Capítulo 6
Sofía ya no estaba.

Con la mano temblando, tomé el teléfono desechable y marqué el número de emergencia.

—¿Isabela? —La voz de mi abuelo fue inmediata y afilada.

—Abuelo… ayúdame… —Estaba tan débil que apenas podía articular palabra. —Sofía… me envenenó… el bebé…

—¡Ya envío a los hombres! —Rugió, con una furia que prometía venganza. —¡Resiste, hija!

Diez minutos después, tres hombres vestidos de negro entraron en mi habitación.

—Señorita Romero. —Dijo el líder, con la mirada fija en la sangre. —Tenemos que llevarla a un hospital.

—No. —Le agarré el brazo, sintiendo cómo se endurecía dentro de mí una nueva y helada determinación. —Vicente lo descubriría.
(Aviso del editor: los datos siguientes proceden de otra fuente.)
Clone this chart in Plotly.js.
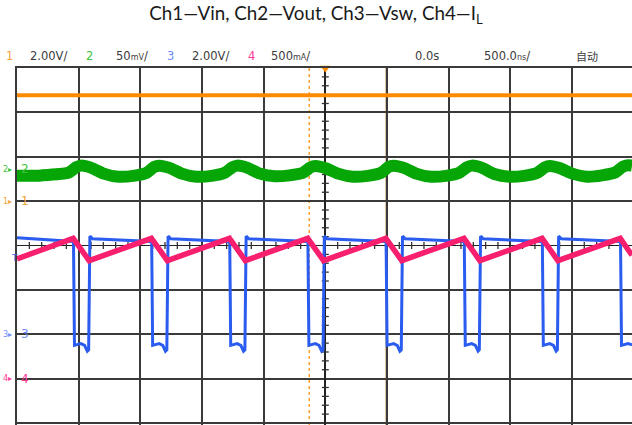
<!DOCTYPE html>
<html><head><meta charset="utf-8">
<script src="https://cdn.plot.ly/plotly-3.0.1.min.js"></script>
<style>html,body{margin:0;padding:0;background:#fff;}#chart{width:632px;height:425px;}</style>
</head><body><div id="chart"></div>
<script>
// ---- channel settings (per division) ----
const chNames   = ['Ch1', 'Ch2', 'Ch3', 'Ch4'];
const chScale   = [2.0, 50, 2.0, 0.5];      // V/div, mV/div, V/div, A/div
const chOffset  = [1.0, 1.72, -2.0, -3.0];  // marker position, divisions
const chColors  = ['#ff8a00', '#06a606', '#2a5cf0', '#f8206e'];
const chLabelColors = ['#f7a33a', '#3cc43c', '#6f8cff', '#ff3d96'];
const headerScales = ['2.00V/', '50<span style="font-size:8px">mV</span>/', '2.00V/', '500<span style="font-size:8px">mA</span>/'];
const timeLabel = '0.0s';
const timebaseLabel = '500.0<span style="font-size:8px">ns</span>/';
const modeLabel = '自动';

// ---- Ch1 Vin (V) ----
const vinT = [-2500, 2487];
const vinV = [4.77, 4.77];

// ---- Ch2 Vout ripple (mV) ----
const voutT = [-2500,-2300,
  -2082,-2022,-1982,-1897,-1797,-1677,-1557,
  -1448,-1388,-1348,-1263,-1163,-1043,-923,
  -815,-755,-715,-630,-530,-410,-290,
  -181,-121,-81,4,104,224,344,
  453,513,553,638,738,858,978,
  1087,1147,1187,1271,1371,1491,1611,
  1720,1780,1820,1904,2004,2124,2244,
  2354,2414,2454,2487];
const voutV = [-7.5,-7.0,
  -4.0,2.0,4.0,1.5,-5.0,-8.5,-7.5,
  -4.0,2.5,4.0,1.5,-5.0,-8.5,-7.5,
  -4.0,2.0,4.0,1.5,-5.0,-8.0,-7.0,
  -4.0,2.0,3.5,1.0,-5.0,-8.5,-7.5,
  -4.0,2.5,4.0,1.5,-5.0,-8.5,-7.5,
  -4.0,2.0,4.0,1.5,-5.5,-8.5,-7.5,
  -4.0,2.0,3.5,1.0,-5.0,-8.5,-7.0,
  -3.5,3.0,4.5,4.0];

// ---- Ch3 Vsw (V) ----
const vswT = [-2500,-2300,
  -2052,-2042,-2034,-2012,-1982,-1952,-1930,-1919,-1909,-1887,
  -1418,-1408,-1400,-1378,-1348,-1318,-1296,-1285,-1275,-1253,
  -785,-775,-767,-745,-715,-685,-663,-652,-642,-620,
  -151,-141,-133,-111,-81,-51,-29,-18,-8,14,
  483,493,501,523,553,583,605,616,626,648,
  1117,1127,1135,1157,1187,1217,1239,1249,1259,1281,
  1750,1760,1768,1790,1820,1850,1872,1882,1892,1914,
  2384,2394,2402,2424,2454,2487];
const vswV = [4.35,4.27,
  4.20,4.18,-0.50,-0.48,-0.42,-0.50,-0.76,-0.70,4.42,4.30,
  4.20,4.18,-0.50,-0.48,-0.42,-0.50,-0.76,-0.70,4.42,4.30,
  4.20,4.18,-0.50,-0.48,-0.42,-0.50,-0.76,-0.70,4.42,4.30,
  4.20,4.18,-0.50,-0.48,-0.42,-0.50,-0.76,-0.70,4.42,4.30,
  4.20,4.18,-0.50,-0.48,-0.42,-0.50,-0.76,-0.70,4.42,4.30,
  4.20,4.18,-0.50,-0.48,-0.42,-0.50,-0.76,-0.70,4.42,4.30,
  4.20,4.18,-0.50,-0.48,-0.42,-0.50,-0.76,-0.70,4.42,4.30,
  4.20,4.18,-0.50,-0.48,-0.42,-0.48];

// ---- Ch4 inductor current IL (A) ----
const ilT = [-2500,-2044,-1915,-1410,-1281,-777,-648,-143,-14,491,620,1125,1253,1758,1886,2392,2487];
const ilV = [1.35,1.58,1.33,1.58,1.33,1.58,1.33,1.58,1.33,1.58,1.33,1.58,1.33,1.58,1.33,1.58,1.39];

// ---- cursors / trigger ----
const cursorT = [-130, 497];
const trigLevelDiv = -1;
const trigMarkerDiv = -0.28;

const toDiv = (vals, ch) => vals.map(v => v / chScale[ch] + chOffset[ch]);

const gridCol = '#3a3a3a';
const traces = [
  {x: vinT, y: toDiv(vinV, 0), mode: 'lines', line: {color: chColors[0], width: 4}, hoverinfo: 'skip'},
  {x: voutT, y: toDiv(voutV, 1), mode: 'lines', line: {color: chColors[1], width: 12, shape: 'spline', smoothing: 0.6}, hoverinfo: 'skip'},
  {x: vswT, y: toDiv(vswV, 2), mode: 'lines', line: {color: chColors[2], width: 3}, hoverinfo: 'skip'},
  {x: ilT, y: toDiv(ilV, 3), mode: 'lines', line: {color: chColors[3], width: 5.5}, hoverinfo: 'skip'}
];

// graticule sub-division ticks on the centre lines (decoration)
const tv = [], th = [];
for (let k = -20; k <= 20; k++) if (k % 5 !== 0) tv.push(k * 0.2);
for (let k = -25; k <= 25; k++) if (k % 5 !== 0) th.push(k * 100);
traces.unshift(
  {x: tv.map(() => 0), y: tv, mode: 'markers', marker: {symbol: 'line-ew', size: 5, line: {color: '#333', width: 1.3}}, hoverinfo: 'skip'},
  {x: th, y: th.map(() => 0), mode: 'markers', marker: {symbol: 'line-ns', size: 5, line: {color: '#333', width: 1.3}}, hoverinfo: 'skip'}
);
traces.push({x: [0], y: [4], mode: 'markers', marker: {symbol: 'triangle-down', size: 9, color: '#ff8a00'}, cliponaxis: false, hoverinfo: 'skip'});

const L = 17, T = 68, W = 632, H = 425;
const px = p => (p - L) / (W - L);
const py = p => (H - p) / (H - T);

const ann = [];
const hdr = (x, text, color, anchor) => ann.push({xref: 'paper', yref: 'paper', x: px(x), y: py(56), text: text, showarrow: false,
  xanchor: anchor || 'left', yanchor: 'middle', font: {family: 'DejaVu Sans', size: 11.5, color: color || '#3c3c3c'}});
hdr(9, '1', chLabelColors[0], 'center');
hdr(28, headerScales[0]);
hdr(89, '2', chLabelColors[1], 'center');
hdr(114, headerScales[1]);
hdr(170, '3', chLabelColors[2], 'center');
hdr(190, headerScales[2]);
hdr(251, '4', chLabelColors[3], 'center');
hdr(269, headerScales[3]);
hdr(413, timeLabel);
hdr(482, timebaseLabel);
ann.push({xref: 'paper', yref: 'paper', x: px(574), y: py(56), text: modeLabel, showarrow: false, xanchor: 'left', yanchor: 'middle',
  font: {family: 'Noto Sans CJK SC', size: 11, color: '#3c3c3c'}});

// channel ground markers on the left
const chMark = (i, label) => {
  ann.push({xref: 'paper', yref: 'y', x: px(1), y: chOffset[i], text: label + '▸', showarrow: false,
    xanchor: 'left', yanchor: 'middle', font: {family: 'DejaVu Sans', size: 8, color: chLabelColors[i]}});
  ann.push({xref: 'paper', yref: 'y', x: px(19), y: chOffset[i], text: label, showarrow: false,
    xanchor: 'left', yanchor: 'middle', font: {family: 'DejaVu Sans', size: 12, color: chLabelColors[i]}});
};
chMark(1, '2'); chMark(0, '1'); chMark(2, '3'); chMark(3, '4');
ann.push({xref: 'paper', yref: 'y', x: px(9), y: trigMarkerDiv, text: 'T', showarrow: false, xanchor: 'left', yanchor: 'middle',
  font: {family: 'DejaVu Sans', size: 9, color: '#4a6cf5'}});

const shapes = [
  {type: 'line', xref: 'x', yref: 'paper', x0: cursorT[0], x1: cursorT[0], y0: 0, y1: 1, layer: 'between', line: {color: '#ffa030', width: 1.5, dash: 'dot'}},
  {type: 'line', xref: 'x', yref: 'paper', x0: cursorT[1], x1: cursorT[1], y0: 0, y1: 1, layer: 'between', line: {color: '#b8701e', width: 2}},
  {type: 'line', xref: 'paper', yref: 'y', x0: 0, x1: 1, y0: trigLevelDiv, y1: trigLevelDiv, layer: 'between', line: {color: '#f39a30', width: 1.6, dash: 'dot'}}
];

const layout = {
  width: W, height: H, autosize: false,
  margin: {l: L, r: 0, t: T, b: 0},
  paper_bgcolor: '#fff', plot_bgcolor: '#fff',
  showlegend: false,
  title: {text: 'Ch1—Vin, Ch2—Vout, Ch3—Vsw, Ch4—I<sub>L</sub>', font: {family: 'Lato', size: 18.8, color: '#1a1a1a'},
    x: 0.5, xref: 'container', xanchor: 'center', y: 1 - 13 / H, yref: 'container', yanchor: 'middle'},
  xaxis: {range: [-2500, 2487], tick0: 0, dtick: 500, showgrid: true, gridcolor: gridCol, gridwidth: 1.8,
    zeroline: true, zerolinecolor: '#222', zerolinewidth: 1.8, showticklabels: false, ticks: '',
    showline: true, linecolor: gridCol, linewidth: 1.8, mirror: true, fixedrange: true},
  yaxis: {range: [-4.045, 4], tick0: 0, dtick: 1, showgrid: true, gridcolor: gridCol, gridwidth: 1.8,
    zeroline: true, zerolinecolor: '#222', zerolinewidth: 1.8, showticklabels: false, ticks: '',
    showline: true, linecolor: gridCol, linewidth: 1.8, mirror: true, fixedrange: true},
  annotations: ann,
  shapes: shapes
};

Plotly.newPlot('chart', traces, layout, {displayModeBar: false, staticPlot: true});
</script></body></html>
Sigan el plan. La muerte tiene que parecer real.

—Pero, señorita, su condición...

—¿La sangre? —Me obligué a incorporarme, una sonrisa sombría en los labios. —Solo hace que la historia sea más convincente. Lo hacemos ahora.

Con lo último de mis fuerzas, esparcí más sangre sobre las sábanas.

Luego abrí la caja fuerte y saqué los papeles de divorcio que ya tenía preparados.

Isabela Torres.

Firmé mi antiguo nombre por última vez.

Coloqué los papeles sobre la cama ensangrentada y saqué la fotografía descolorida de la iglesia.

En la parte posterior escribí:

La que realmente te salvó nunca fue Sofía.

—¿La doble está en posición? —pregunté.

—Está lista, señora. Llevará su auto al lugar indicado.

—Sáquenme de aquí.

Escuchamos el ruido de un motor afuera.

Vicente había vuelto.

—¡Vamos! ¡Ahora!

Los hombres me ayudaron a salir por la puerta trasera justo cuando una mujer, vestida con mi ropa y una peluca, salió por la entrada principal a bordo de mi Ferrari rojo.

Íbamos en un coche sin distintivos por un tramo oscuro de la I-94.

Escuchaba la operación a través de una radio segura.

—El vehículo objetivo se aproxima al paso elevado.

—El activo ya salió del vehículo.

—Iniciando cuenta regresiva. Diez… nueve… ocho…

Cerré los puños, pensando en el hijo que había perdido.

—Siete… seis… cinco…

Sofía me había arrebatado todo.

—Cuatro… tres… dos…

Ahora, Isabela Torres iba a morir.

—Uno. ¡Detonación!

Una enorme explosión iluminó el cielo a lo lejos, una bola de fuego rugiendo en la noche.

Observé las llamas y, por primera vez, no lloré.

Isabela Torres había muerto.

Y una nueva mujer nacía de sus cenizas.

Punto de Vista de Vicente

Entré a la mansión a las 10:30 p.m., justo cuando el grito agudo de una sirvienta rompía el silencio desde el piso de arriba.

—¡Señor! Es la señora… ella…

Subí las escaleras de tres en tres.

La escena en nuestro dormitorio era una pesadilla.

Una cantidad espantosa de sangre empapaba las sábanas blancas.

—¡Isabela! —Rugí, destrozando el cuarto. —¿Dónde está?

—¡No la encontramos, señor! —Lloró la sirvienta. —Solo está la sangre, y… y esto…

Me entregó un documento.

Papeles de divorcio.

Firmados.

Las manos me temblaban al abrir la carpeta.

Dentro había una fotografía antigua.

La iglesia. Hace quince años.

Una imagen de mí y una niña… pero su rostro no era el de Sofía.

Era el de Isabela.

Las palabras en el reverso me retorcieron las entrañas como un cuchillo:

La que realmente te salvó nunca fue Sofía.

El recuerdo me golpeó como un tren de carga.

La lluvia. El miedo. Su pequeña mano en la mía.

Era Isabela.

Siempre fue Isabela.

—No… no puede ser…

Me desplomé sobre el suelo manchado de sangre.

Sonó mi celular.

Era mi segundo al mando, Marcos. Su voz sonaba desesperada.

—¡Jefe! El auto de la señora Torres… explotó en la I-94. Los federales están en la escena… Jefe, dicen que… no hay sobrevivientes.